A practical governance framework aligns API decisions with business priorities: revenue enablement, operating efficiency, compliance, resilience, and partner scalability. It defines who owns standards, how APIs are classified, which integration patterns are approved, how identity and access are enforced, how lifecycle changes are managed, and how observability supports service reliability. For portfolios spanning ERP, CRM, HR, finance, commerce, and industry applications, governance must balance central control with delivery autonomy.
Why do enterprise application portfolios need a formal SaaS API governance framework?

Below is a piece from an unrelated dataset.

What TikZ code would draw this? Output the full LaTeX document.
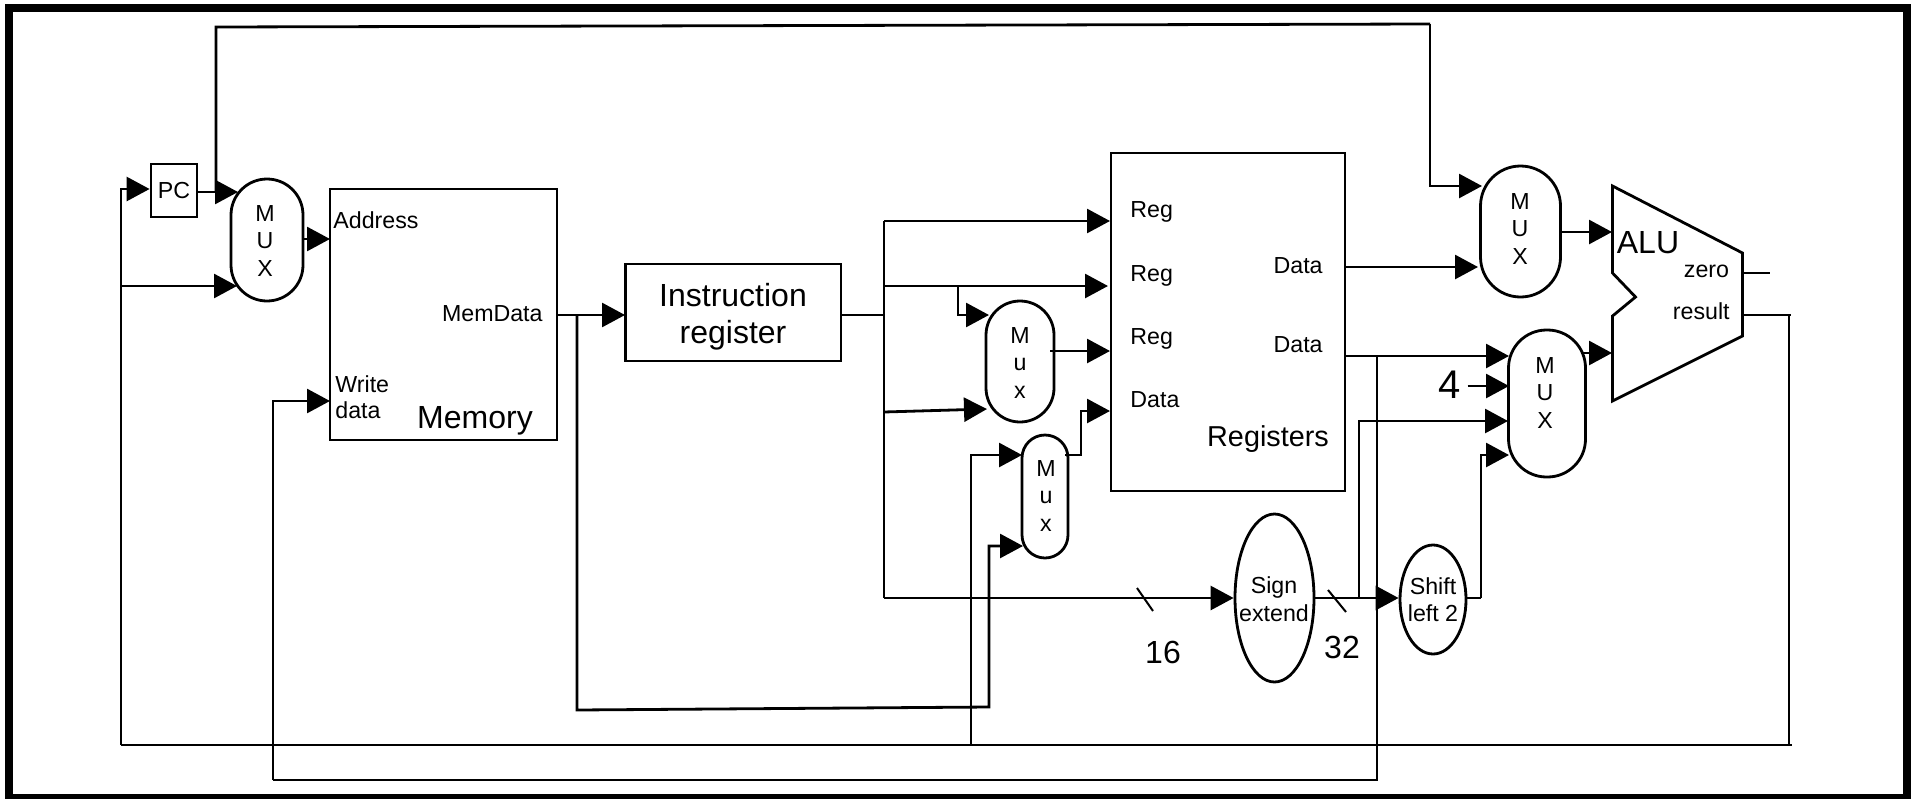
\documentclass[tikz,border=0pt]{standalone}
\usepackage{fontspec}
\setmainfont{Liberation Sans}
\usetikzlibrary{arrows.meta}
\usetikzlibrary{positioning}
\usetikzlibrary{shapes.geometric}

\begin{document}
\begin{tikzpicture}[x=0.5pt, y=-0.5pt, line width=1.4pt,
    wire/.style={-{Triangle[length=11.5pt, width=12pt]}},
    unit/.style={rectangle, draw, inner sep=0pt},
    muxbox/.style={rectangle, draw, inner sep=0pt, rounded corners=#1},
    oval/.style={ellipse, draw, inner sep=0pt},
    txt/.style={inner sep=0pt, font=\fontsize{11.6pt}{13.75pt}\selectfont, align=center},
    bigtxt/.style={inner sep=0pt, font=\fontsize{16pt}{18.5pt}\selectfont, align=center}]
        \useasboundingbox (0,0) rectangle (1911,798);

        % Outer frame
        \draw[line width=4pt] (9,8) rectangle (1907,798);

        % Main units
        \node[unit, minimum width=113.5pt, minimum height=125.5pt] (mem) at (443.5,314.5) {};
        \node[unit, minimum width=23pt, minimum height=26.5pt] (pc) at (174,190.5) {};
        \node[unit, minimum width=107.75pt, minimum height=48.5pt] (ir) at (733.25,312.5) {};
        \node[unit, minimum width=117pt, minimum height=169pt] (regs) at (1228,322) {};

        % Multiplexers
        \node[muxbox=18pt, minimum width=36pt, minimum height=61pt] (muxa) at (267,240) {};
        \node[muxbox=17pt, minimum width=34pt, minimum height=60.5pt] (muxb) at (1020,361.5) {};
        \node[muxbox=11.5pt, minimum width=23pt, minimum height=61.5pt] (muxc) at (1045,496.5) {};
        \node[muxbox=20pt, minimum width=40pt, minimum height=65.5pt] (muxd) at (1520.5,231.5) {};
        \node[muxbox=19pt, minimum width=38.5pt, minimum height=73.5pt] (muxe) at (1547,403.5) {};

        % Ovals
        \node[oval, minimum width=39.5pt, minimum height=84pt] (sign) at (1274.5,598) {};
        \node[oval, minimum width=33pt, minimum height=54.5pt] (shift) at (1433,599.5) {};

        % ALU outline
        \coordinate (alua) at (1612.5,186);
        \coordinate (alub) at (1742.5,253);
        \coordinate (aluc) at (1742.5,336);
        \coordinate (alud) at (1612.5,401);
        \coordinate (alue) at (1612.5,316);
        \coordinate (aluf) at (1635.5,297);
        \coordinate (alug) at (1612.5,273);
        \draw (alua) -- (alub) -- (aluc) -- (alud) -- (alue) -- (aluf) -- (alug) -- cycle;

        % Labels
        \node[txt] (pctxt) at (174,191) {PC};
        \node[txt] (muxatxt) at (265,241) {M\\U\\X};
        \node[txt] (muxbtxt) at (1020,363) {M\\u\\x};
        \node[txt] (muxctxt) at (1046,496) {M\\u\\x};
        \node[txt] (muxdtxt) at (1520,229) {M\\U\\X};
        \node[txt] (muxetxt) at (1545,393) {M\\U\\X};
        \node[txt, anchor=west] (addr) at (332,220) {Address};
        \node[txt, anchor=east] (memdata) at (544,314) {MemData};
        \node[txt, anchor=west, align=left] (wrdata) at (334,397) {Write\\[-1pt]data};
        \node[bigtxt] (memtxt) at (475,420.5) {Memory};
        \node[bigtxt] (irtxt) at (733,316.5) {Instruction\\register};
        \node[txt, anchor=west] (rega) at (1129,211.5) {Reg};
        \node[txt, anchor=west] (regb) at (1129,275.5) {Reg};
        \node[txt, anchor=west] (regc) at (1129,338.5) {Reg};
        \node[txt, anchor=west] (regd) at (1129,400) {Data};
        \node[txt, anchor=east] (dataa) at (1324,265.5) {Data};
        \node[txt, anchor=east] (datab) at (1324,344.5) {Data};
        \node[inner sep=0pt, font=\fontsize{14.4pt}{16pt}\selectfont] (regtxt) at (1268,439.5) {Registers};
        \node[bigtxt] (alutxt) at (1648,243) {ALU};
        \node[txt, anchor=east] (zero) at (1730.5,271.5) {zero};
        \node[txt, anchor=east] (result) at (1731,311.5) {result};
        \node[txt] (signtxt) at (1274,599) {Sign\\extend};
        \node[txt] (shifttxt) at (1433,599.5) {Shift\\left 2};
        \node[inner sep=0pt, font=\fontsize{20pt}{22pt}\selectfont] (four) at (1450,385) {4};
        \node[bigtxt] (n16) at (1163,652) {16};
        \node[bigtxt] (n32) at (1342,647) {32};

        % Bus ticks
        \coordinate (ticka) at (1137,588);
        \coordinate (tickb) at (1153,611);
        \coordinate (tickc) at (1328,590);
        \coordinate (tickd) at (1346,612);
        \draw[line width=1pt] (ticka) -- (tickb);
        \draw[line width=1pt] (tickc) -- (tickd);

        % Junctions and corners
        \coordinate (pcin) at (121,189);
        \coordinate (aluout) at (1789,315);
        \coordinate (fbr) at (1789,745);
        \coordinate (fbl) at (121,745);
        \coordinate (fbm) at (971,745);
        \coordinate (fbend) at (1792,745);
        \coordinate (topa) at (216,27);
        \coordinate (topb) at (1430,24);
        \coordinate (topc) at (1430,186);
        \coordinate (memj) at (577,315);
        \coordinate (memk) at (577,710);
        \coordinate (meml) at (989,707);
        \coordinate (irj) at (884,315);
        \coordinate (irt) at (884,221);
        \coordinate (irb) at (884,598);
        \coordinate (irc) at (884,286);
        \coordinate (ird) at (958,286);
        \coordinate (ire) at (958,315);
        \coordinate (irf) at (884,412);
        \coordinate (muxco) at (1081,455);
        \coordinate (muxcp) at (1081,411);
        \coordinate (datj) at (1377,356);
        \coordinate (datk) at (1377,780);
        \coordinate (datl) at (273,780);
        \coordinate (datm) at (273,401);
        \coordinate (sgnj) at (1359,598);
        \coordinate (sgnk) at (1359,421);
        \coordinate (shfa) at (1481,598);
        \coordinate (shfb) at (1481,455);
        \coordinate (zeroend) at (1770,273);

        % Arrow end points
        \coordinate (muxain) at (238,192);
        \coordinate (muxain2) at (237,286);
        \coordinate (memin) at (330,239);
        \coordinate (memwr) at (330,401);
        \coordinate (irin) at (625,315);
        \coordinate (rega1) at (1110,221);
        \coordinate (regb1) at (1108,286);
        \coordinate (regc1) at (1110,351);
        \coordinate (regd1) at (1110,411);
        \coordinate (muxb1) at (989,315);
        \coordinate (muxb2) at (987,409);
        \coordinate (muxc1) at (1022,455);
        \coordinate (muxc2) at (1023,546);
        \coordinate (muxd1) at (1482,186);
        \coordinate (muxd2) at (1478,267);
        \coordinate (muxe1) at (1509,356);
        \coordinate (muxe2) at (1509,386);
        \coordinate (muxe3) at (1508,421);
        \coordinate (muxe4) at (1509,455);
        \coordinate (alu1) at (1612,232);
        \coordinate (alu2) at (1612,353);

        % Connectors
        \draw[wire] (pcin |- fbl) -- (pcin) -- (pc.west |- pcin);
        \draw[wire] (pc.east |- muxain) -- (muxain);
        \draw (topa |- muxain) -- (topa) -- (topb);
        \draw[wire] (topb) -- (topc) -- (muxd1);
        \draw[wire] (fbl |- muxain2) -- (muxain2);
        \draw[wire] (muxa.east |- memin) -- (memin);
        \draw[wire] (mem.east |- irin) -- (irin);
        \draw (ir.east |- irj) -- (irj);
        \draw (irt) -- (irb);
        \draw[wire] (irt) -- (rega1);
        \draw[wire] (irc) -- (regb1);
        \draw[wire] (ird) -- (ire) -- (muxb1);
        \draw[wire] (irf) -- (muxb2);
        \draw[wire] (irb) -- (sign.west |- irb);
        \draw[wire] (1050,351) -- (regc1);
        \draw[wire] (1065,455) -- (muxco) -- (muxcp) -- (regd1);
        \draw[wire] (memj) -- (memk) -- (meml) -- (meml |- muxc2) -- (muxc2);
        \draw[wire] (fbm) -- (fbm |- muxc1) -- (muxc1);
        \draw (fbl) -- (fbend);
        \draw (alub |- aluout) -- (1791,315);
        \draw (aluout) -- (fbr);
        \draw[wire] (regs.east |- muxd2) -- (muxd2);
        \draw[wire] (muxd.east |- alu1) -- (alu1);
        \draw[wire] (regs.east |- muxe1) -- (muxe1);
        \draw[wire] (1583,353) -- (alu2);
        \draw (datj) -- (datk) -- (datl);
        \draw[wire] (datl) -- (datm) -- (memwr);
        \draw[wire] (four.east |- muxe2) ++(5,0) -- (muxe2);
        \draw[wire] (sign.east |- sgnj) -- (shift.west |- sgnj);
        \draw[wire] (sgnj) -- (sgnk) -- (muxe3);
        \draw (shift.east |- shfa) -- (shfa);
        \draw[wire] (shfa) -- (shfb) -- (muxe4);
        \draw (alub |- zeroend) -- (zeroend);
      \end{tikzpicture}
\end{document}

Most enterprises do not operate a single integration landscape. They manage a portfolio of SaaS platforms, legacy systems, data services, partner applications, and internal digital products. Each platform introduces its own APIs, authentication methods, rate limits, event models, and release cycles. Over time, this creates fragmentation: duplicate integrations, inconsistent data definitions, brittle point-to-point connections, and unclear accountability when incidents occur.
A governance framework creates a repeatable operating model. It helps architecture teams decide when to use REST APIs versus GraphQL, when Webhooks are sufficient versus when Event-Driven Architecture is needed, and when Middleware, iPaaS, or ESB patterns are justified. It also establishes policy guardrails for API Gateway usage, API Management, API Lifecycle Management, OAuth 2.0, OpenID Connect, SSO, Identity and Access Management, logging, monitoring, and compliance. The result is not bureaucracy for its own sake. The result is lower integration risk, faster onboarding of new applications, and better portfolio economics.

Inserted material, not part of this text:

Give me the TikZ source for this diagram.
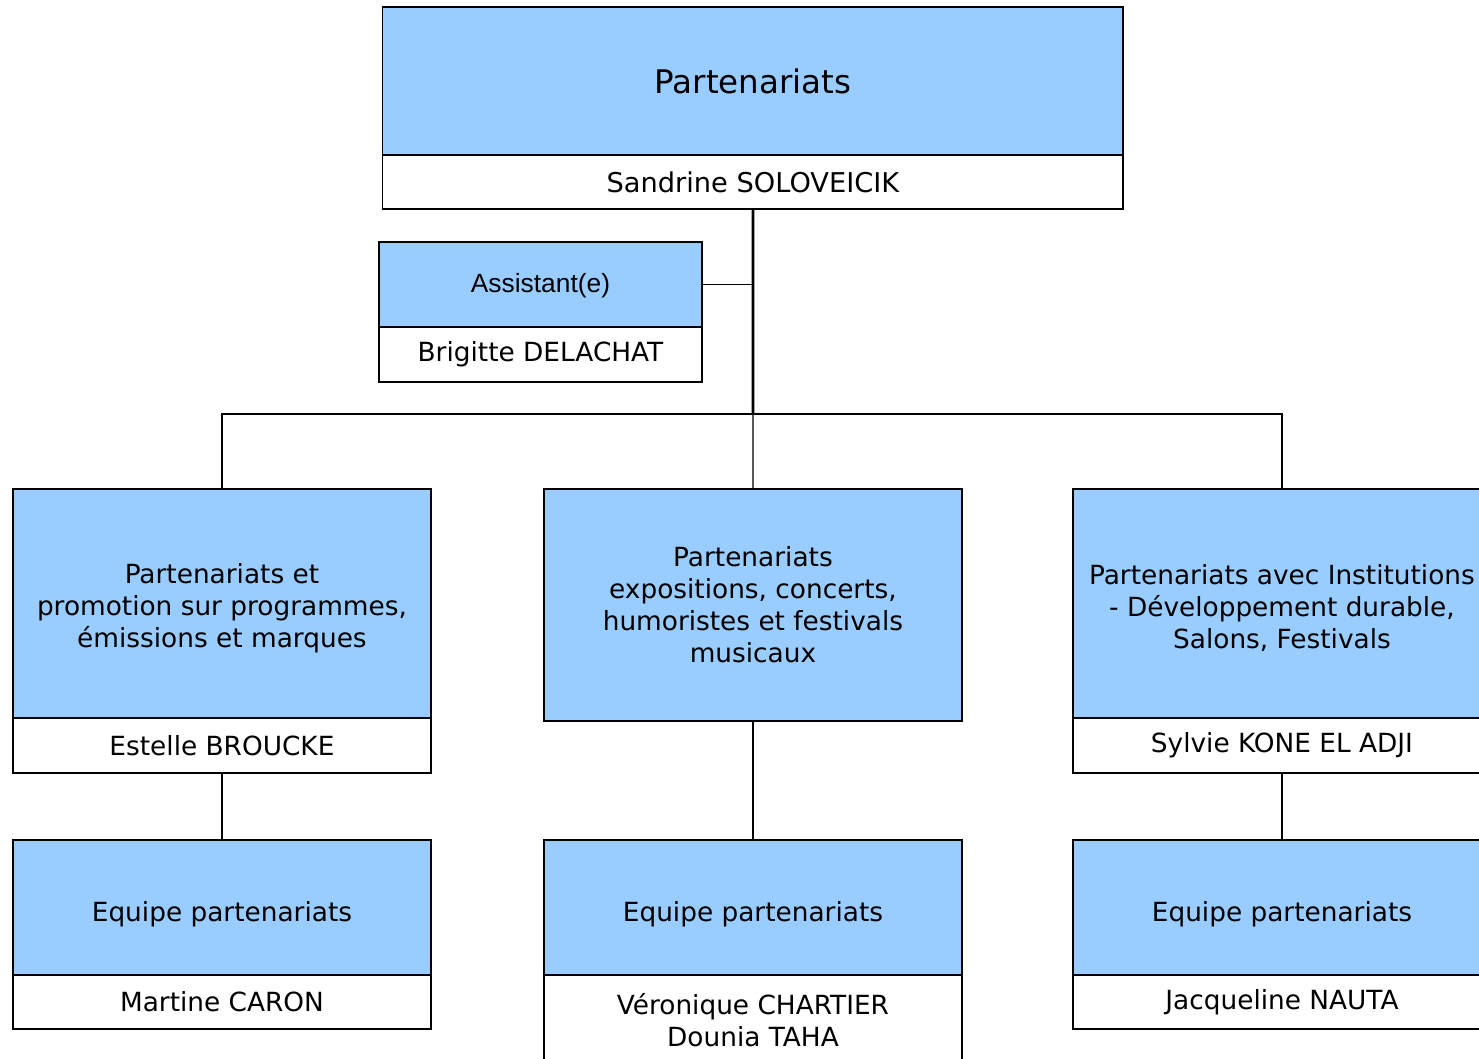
\documentclass[tikz,border=0pt]{standalone}
\usepackage{fontspec}
\setmainfont{DejaVu Sans}
\newfontfamily\arial{Liberation Sans}
\usepackage{tikz}
\usetikzlibrary{positioning}
\definecolor{bleuclair}{HTML}{99CCFF}

\begin{document}
\begin{tikzpicture}[x=0.02cm, y=-0.02cm,
    bleu/.style={draw=black, line width=1.1pt, fill=bleuclair, inner sep=0pt, outer sep=0pt, align=center, font=\fontsize{15}{18.2}\selectfont},
    nom/.style={draw=black, line width=1.1pt, fill=white, inner sep=0pt, outer sep=0pt, align=center, font=\fontsize{15}{18.2}\selectfont},
    equipe/.style={bleu, anchor=north west, minimum width=8.36cm, minimum height=2.70cm, text height=19pt},
    lien/.style={line width=0.8pt},
    epais/.style={line width=1.6pt}]
            \useasboundingbox (0,0) rectangle (1479,1058);
            \clip (0,0) rectangle (1479,1058);

            \node[bleu, anchor=north west, minimum width=14.82cm, minimum height=2.96cm, font=\fontsize{18.5}{22}\selectfont] (dir) at (382.5,7) {Partenariats};
            \node[nom, anchor=north, minimum width=14.82cm, minimum height=1.08cm, font=\fontsize{15.5}{18.2}\selectfont] (dir-nom) at (dir.south) {Sandrine SOLOVEICIK};

            \node[bleu, anchor=north west, minimum width=6.46cm, minimum height=1.70cm, font=\arial\fontsize{15}{18}\selectfont, text height=12pt] (assist) at (379,242) {Assistant(e)};
            \node[nom, anchor=north, minimum width=6.46cm, minimum height=1.10cm] (assist-nom) at (assist.south) {Brigitte DELACHAT};

            \coordinate (jonction) at (753,414);

            \node[bleu, anchor=north west, minimum width=8.36cm, minimum height=4.58cm] (pe) at (13,489) {\rule{0pt}{16.5pt}Partenariats et\\promotion sur programmes,\\émissions et marques};
            \node[nom, anchor=north, minimum width=8.36cm, minimum height=1.10cm] (pe-nom) at (pe.south) {Estelle BROUCKE};

            \node[bleu, anchor=north west, minimum width=8.36cm, minimum height=4.64cm] (pm) at (544,489) {Partenariats\\expositions, concerts,\\humoristes et festivals\\musicaux};

            \node[bleu, anchor=north west, minimum width=8.36cm, minimum height=4.58cm] (pi) at (1073,489) {\rule{0pt}{16.5pt}Partenariats avec Institutions\\- Développement durable,\\Salons, Festivals};
            \node[nom, anchor=north, minimum width=8.36cm, minimum height=1.10cm] (pi-nom) at (pi.south) {Sylvie KONE EL ADJI};

            \node[equipe] (eq1) at (13,840) {Equipe partenariats};
            \node[nom, anchor=north, minimum width=8.36cm, minimum height=1.08cm] (eq1-nom) at (eq1.south) {Martine CARON};

            \node[equipe] (eq2) at (544,840) {Equipe partenariats};
            \node[nom, anchor=north, minimum width=8.36cm, minimum height=1.80cm] (eq2-nom) at (eq2.south) {Véronique CHARTIER\\Dounia TAHA};

            \node[equipe] (eq3) at (1073,840) {Equipe partenariats};
            \node[nom, anchor=north, minimum width=8.36cm, minimum height=1.08cm] (eq3-nom) at (eq3.south) {Jacqueline NAUTA};

            \draw[epais] (dir-nom.south) -- (jonction);
            \draw[lien] (assist.east) -- (assist.east -| jonction);
            \draw[lien] (jonction) -| (pe.north);
            \draw[lien] (jonction) -| (pi.north);
            \draw[lien] (jonction) -- (pm.north);

            \draw[lien] (pe-nom.south) -- (eq1.north);
            \draw[lien] (pm.south) -- (eq2.north);
            \draw[lien] (pi-nom.south) -- (eq3.north);
        \end{tikzpicture}
\end{document}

What should a business-first API governance model include?
| Governance domain | Business question answered | What the framework should define |
|---|---|---|
| Decision rights | Who approves standards and exceptions? | Roles for enterprise architecture, security, platform teams, product owners, and business stakeholders |
| API classification | Which APIs are strategic, internal, partner-facing, or vendor-managed? | Tiering by criticality, data sensitivity, and business dependency |
| Architecture standards | Which integration patterns are approved for which use cases? | Guidance for REST APIs, GraphQL, Webhooks, Event-Driven Architecture, Middleware, iPaaS, and ESB |
| Security and identity | How is access controlled and audited? | OAuth 2.0, OpenID Connect, SSO, Identity and Access Management, token policies, secrets handling, and least privilege |
| Lifecycle management | How are APIs versioned, changed, deprecated, and retired? | Release policies, backward compatibility rules, testing, and consumer communication |
| Operational governance | How is reliability measured and incidents managed? | Monitoring, observability, logging, alerting, service ownership, and escalation paths |
| Compliance and data controls | How are regulatory and contractual obligations enforced? | Data residency, retention, auditability, consent, and third-party risk controls |
The strongest frameworks start with business service mapping rather than tool selection. Leaders should identify which business capabilities depend on APIs, which systems are system-of-record, which integrations are revenue-critical, and which partner channels require white-label or embedded delivery models. This prevents governance from becoming a generic standards document disconnected from commercial outcomes.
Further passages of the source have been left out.